Life’s a Garden, So Dig It!

Prior to attempting the Flower Exercise in Richard N. Bolles’ What Color Is Your Parachute, I imagined that I was going to fly right through each of the seven petals in a rather joyful manner. I soon quickly realized that I found the exercises of deciding what I don’t want to be somewhat frustrating, as I began to relive all of the weird and tedious experiences I’ve had in my short time in the working world.

Going through these exercises made me disappointed in the way people around me try to prepare for their life and career beyond college. While I think it is great to have some sense of direction and preparation for what a person wants to do, my own personal beliefs make me feel like this micro-analyzing of what we want and don’t want out of our futures is pointless.

Still, as someone who isn’t exactly sure what my plan is after graduation, I find trying to do something like the Flower Exercise just places me on an unnecessary plane of worrying about trying to get into the very best thing (or even what the people around me might consider to be the very best thing).

But to at least prove that there was an attempt made, I will share some of the interesting findings that I did find somewhat useful to an extent. Petal One made me realize I do not like working with childish people—going through the prioritizing grid of what’s worse to work with, I circled that choice every single time in an almost giddy manner thinking about all of the people I’ve worked with.

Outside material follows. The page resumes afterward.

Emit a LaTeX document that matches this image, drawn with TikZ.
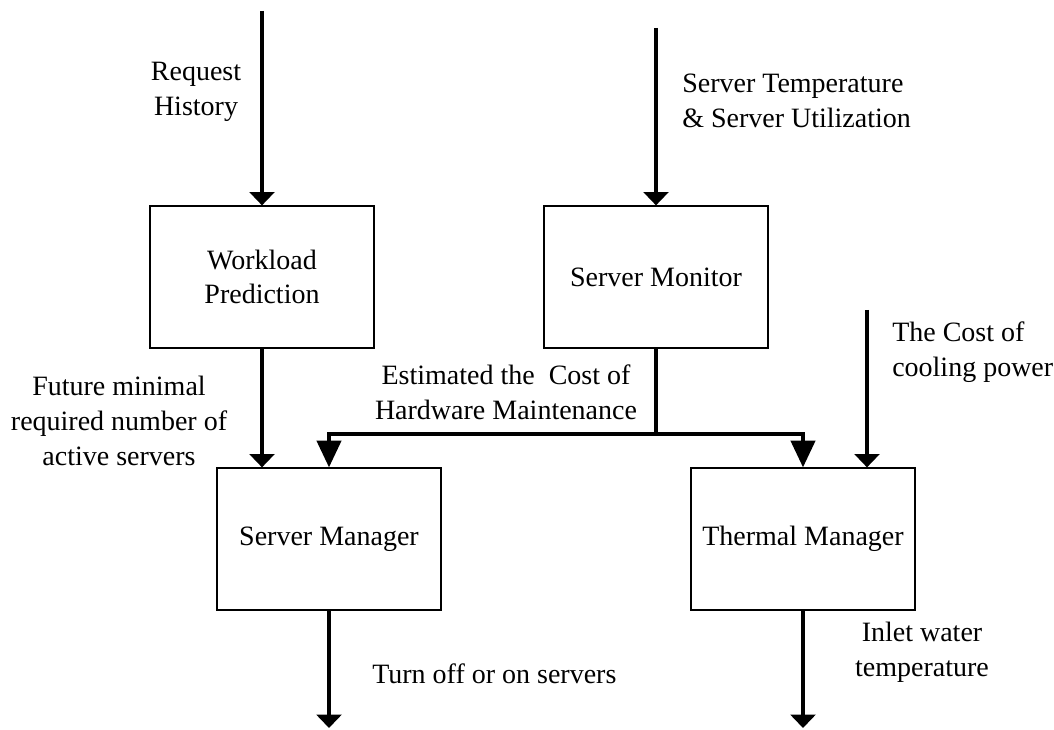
\documentclass[tikz,border=0pt]{standalone}
\usepackage{fontspec}
\setmainfont{Liberation Serif}
\usepackage{tikz}
\usetikzlibrary{positioning,arrows.meta}
\tikzset{
  block/.style    = {shape=rectangle, draw, line width=0.9pt, align=center,
                     minimum width=168pt, minimum height=106.5pt},
  txt/.style      = {align=center, inner sep=0pt},
  txtleft/.style  = {align=left, inner sep=0pt},
  flow/.style     = {draw, line width=3pt,
                     -{Triangle[length=10pt,width=18.5pt]}},
  flowlong/.style = {draw, line width=3pt,
                     -{Triangle[length=20pt,width=18pt]}}
}

\begin{document}
\begin{tikzpicture}
  [
    x = 0.75pt, y = -0.75pt,
    every node/.style = {font=\fontsize{21}{26}\selectfont}
  ]
  \useasboundingbox (0,0) rectangle (1054,730);

  % the four blocks
  \node [block] (workload) at (262,277) {Workload\\Prediction};
  \node [block] (monitor)  at (656,277) {Server Monitor};
  \node [block] (manager)  at (329,539) {Server Manager};
  \node [block] (thermal)  at (803,539) {Thermal Manager};

  % free ends
  \coordinate (reqin)   at (262,11);
  \coordinate (tempin)  at (656,28);
  \coordinate (coolin)  at (867,310);
  \coordinate (split)   at (656,434);
  \coordinate (mgrout)  at (329,728);
  \coordinate (thout)   at (803,728);

  % connectors
  \draw [flow] (reqin) -- (workload);
  \draw [flow] (tempin) -- (monitor);
  \draw [flow] (workload.south) -- (workload.south |- manager.north);
  \draw [line width=3pt] (monitor.south) -- (split);
  \draw [flowlong] (split) -| (manager);
  \draw [flowlong] (split) -| (thermal);
  \draw [flow] (coolin) -- (coolin |- thermal.north);
  \draw [flow] (manager) -- (mgrout);
  \draw [flow] (thermal) -- (thout);

  % labels
  \node [txt] (reqlbl) at (196,92) {Request\\History};
  \node [txtleft, anchor=west] (templbl) at (682,101)
        {Server Temperature\\\& Server Utilization};
  \node [txt] (futlbl) at (119,421)
        {Future minimal\\required number of\\active servers};
  \node [txt] (costlbl) at (506,392)
        {Estimated the~ Cost of\\Hardware Maintenance};
  \node [txtleft, anchor=west] (coollbl) at (892,352)
        {The Cost of\\cooling power};
  \node [txtleft, anchor=west] (offlbl) at (372,674)
        {Turn off or on servers};
  \node [txt] (inletlbl) at (922,652) {Inlet water\\temperature};
\end{tikzpicture}
\end{document}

Petal Two led me to make the interesting discovery that I don’t like to be watched by people that I don’t work with (some background, I worked at a dog daycare with cameras accessible to everyone, and they always called in for the smallest complaints. Then working in road construction, I’ve always had random people linger around me while I work and make unnecessary comments all the while). Yet, on the same note, I thoroughly enjoy working with people and having a space for communication with them.

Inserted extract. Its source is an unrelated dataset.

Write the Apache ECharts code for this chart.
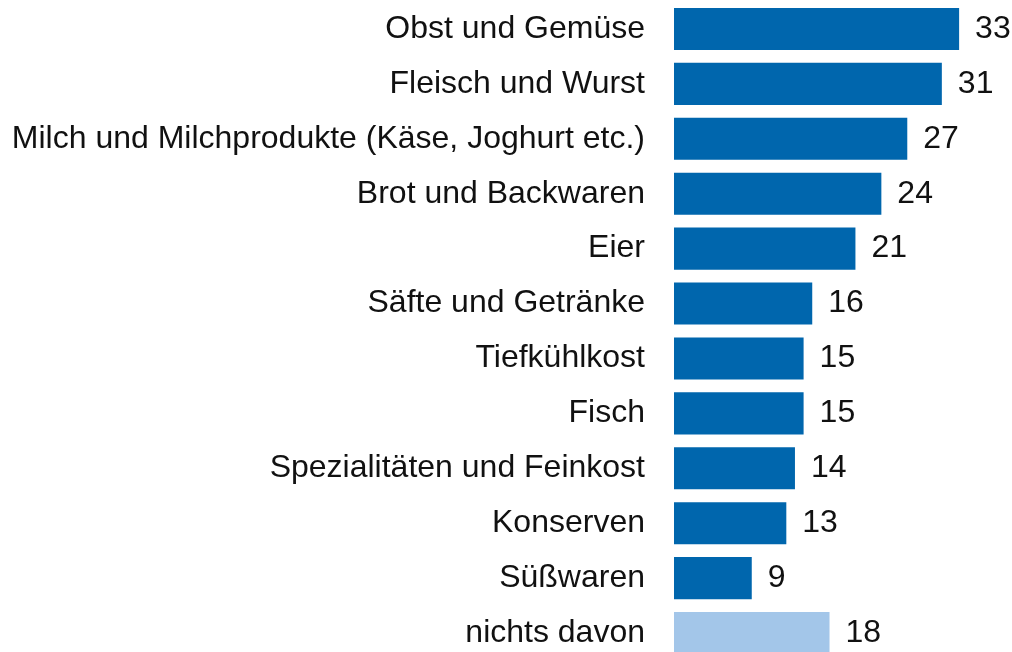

With a majority of the petals, I will say I felt like it was all mostly a shot in the dark. As someone who is so young and hasn’t really done anything, I can say that trying to figure out my desired salary and desired location is not something I want to worry about. I love the idea of visualizing what my ideal point in life would be, but I feel like this book goes about it in a way that doesn’t actually let you do something about it. You sort of just put down negatives and then figure out the positives, only to keep some idea of that in your back pocket.

I realize that the things I like or the things I’m good at are not going to be the same exact thing in the next 5 years. While this exercise is useful in highlighting what my skills and job interests are, it’s not exactly something I feel like I am always going to be doing.

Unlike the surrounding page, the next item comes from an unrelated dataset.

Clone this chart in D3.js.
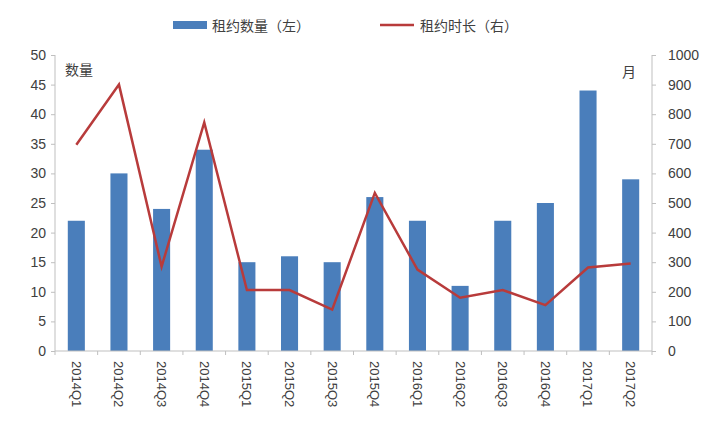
<!DOCTYPE html>
<html><head><meta charset="utf-8">
<script src="https://cdn.jsdelivr.net/npm/d3@7"></script>
<style>body{margin:0;background:#fff}text{font-family:"Noto Sans CJK SC","Liberation Sans",sans-serif}</style>
</head><body><svg id="c" width="720" height="436"></svg>
<script>
const categories=["2014Q1","2014Q2","2014Q3","2014Q4","2015Q1","2015Q2","2015Q3","2015Q4","2016Q1","2016Q2","2016Q3","2016Q4","2017Q1","2017Q2"];
const countValues=[22,30,24,34,15,16,15,26,22,11,22,25,44,29];
const durationValues=[697,900,285,772,206,206,140,534,275,180,206,155,282,296];
const leftTicks=[0,5,10,15,20,25,30,35,40,45,50];
const rightTicks=[0,100,200,300,400,500,600,700,800,900,1000];
const seriesNames=["租约数量（左）","租约时长（右）"];

const svg=d3.select("#c");
const L=55,R=652,T=55,B=351;
const x=d3.scaleBand().domain(categories).range([L,R]).paddingInner(0.6).paddingOuter(0.3);
const yL=d3.scaleLinear().domain([0,50]).range([B,T]);
const yR=d3.scaleLinear().domain([0,1000]).range([B,T]);
const axisCol="#bfbfbf", txtCol="#404040";

// bars
svg.append("g").selectAll("rect").data(countValues).join("rect")
 .attr("x",(d,i)=>x(categories[i])).attr("width",x.bandwidth())
 .attr("y",d=>yL(d)).attr("height",d=>B-yL(d)).attr("fill","#4a7ebb");

// line
const line=d3.line().x((d,i)=>x(categories[i])+x.bandwidth()/2).y(d=>yR(d));
svg.append("path").datum(durationValues).attr("d",line).attr("fill","none")
 .attr("stroke","#b83b3b").attr("stroke-width",2.5).attr("stroke-linejoin","miter");

// left axis
const gl=svg.append("g").attr("transform",`translate(${L},0)`)
 .call(d3.axisLeft(yL).tickValues(leftTicks).tickSize(4).tickPadding(5));
// right axis
const gr=svg.append("g").attr("transform",`translate(${R},0)`)
 .call(d3.axisRight(yR).tickValues(rightTicks).tickFormat(d3.format("d")).tickSize(4).tickPadding(12));
// bottom axis
const gb=svg.append("g").attr("transform",`translate(0,${B})`)
 .call(d3.axisBottom(x).tickSize(0).tickPadding(0));
gb.selectAll(".tick text").attr("transform","rotate(90)").attr("text-anchor","start")
 .attr("dy","0.35em").attr("x",10).attr("y",0);
// category separator ticks
gb.append("g").selectAll("line").data(d3.range(categories.length+1)).join("line")
 .attr("x1",i=>L+i*(R-L)/categories.length).attr("x2",i=>L+i*(R-L)/categories.length)
 .attr("y1",0).attr("y2",4).attr("stroke",axisCol);

[gl,gr,gb].forEach(g=>{
 g.select(".domain").attr("stroke",axisCol);
 g.selectAll(".tick line").attr("stroke",axisCol);
 g.selectAll(".tick text").attr("fill",txtCol).style("font-size","14px").style("font-family","'Liberation Sans',sans-serif");
});
gb.selectAll(".tick text").style("font-size","13px");
gl.select(".domain").attr("d",`M0,${B}V${T}`);
gr.select(".domain").attr("d",`M0,${B}V${T}`);
gb.select(".domain").attr("d",`M${L},0H${R}`);

// unit labels
svg.append("text").attr("x",65).attr("y",75).text("数量").attr("fill",txtCol).style("font-size","14px");
svg.append("text").attr("x",622).attr("y",77).text("月").attr("fill",txtCol).style("font-size","14px");

// legend
svg.append("rect").attr("x",173).attr("y",21).attr("width",34).attr("height",8).attr("fill","#4a7ebb");
svg.append("text").attr("x",212).attr("y",31).text(seriesNames[0]).attr("fill",txtCol).style("font-size","14px");
svg.append("line").attr("x1",380).attr("x2",414).attr("y1",25).attr("y2",25).attr("stroke","#b83b3b").attr("stroke-width",2.5);
svg.append("text").attr("x",420).attr("y",31).text(seriesNames[1]).attr("fill",txtCol).style("font-size","14px");
</script></body></html>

To attempt to combat all of this negative-sounding jargon, I will say I did love reading Petal Seven. It actually made me smile to look through it because it does highlight a lot of the deep self-reflective modes I find myself in—since my central belief is that everyone should follow their passions (that’s likely what your purpose is!). Despite the realistic practicality that some people might call me out on, I’ve found that there are always going to be ebbs and flows of what life throws at us. We can’t be fully prepared for what comes next, because most of the time what we prepare for doesn’t exactly pan out.

In the small space of time that we spend worrying about what we want to do with our lives or how much money we should be making, it (to me at least) just wastes a lot of time trying to experience things. So down to the outcome of this exercise, I still stand on my belief that we ought to lean into what we are interested in or what calls to us (hence me being an English major for the hell of it).  Over time the interest or job might change, but that’s okay. As long as you enjoy that interest or passion you pursue, then I feel like it’s worthwhile.

One Response to Life’s a Garden, So Dig It!

  1. Prof VZ April 6, 2023 at 3:04 pm #

    I’d love to learn more about where petal 7 left you in terms of those deeper values and passions–especially as that is a priority for your approach. Ideally, our values will align with skills (things we’re good at) and experiences (things we’ve done). That alignment doesn’t often start right away, but thinking towards that alignment is a great goal.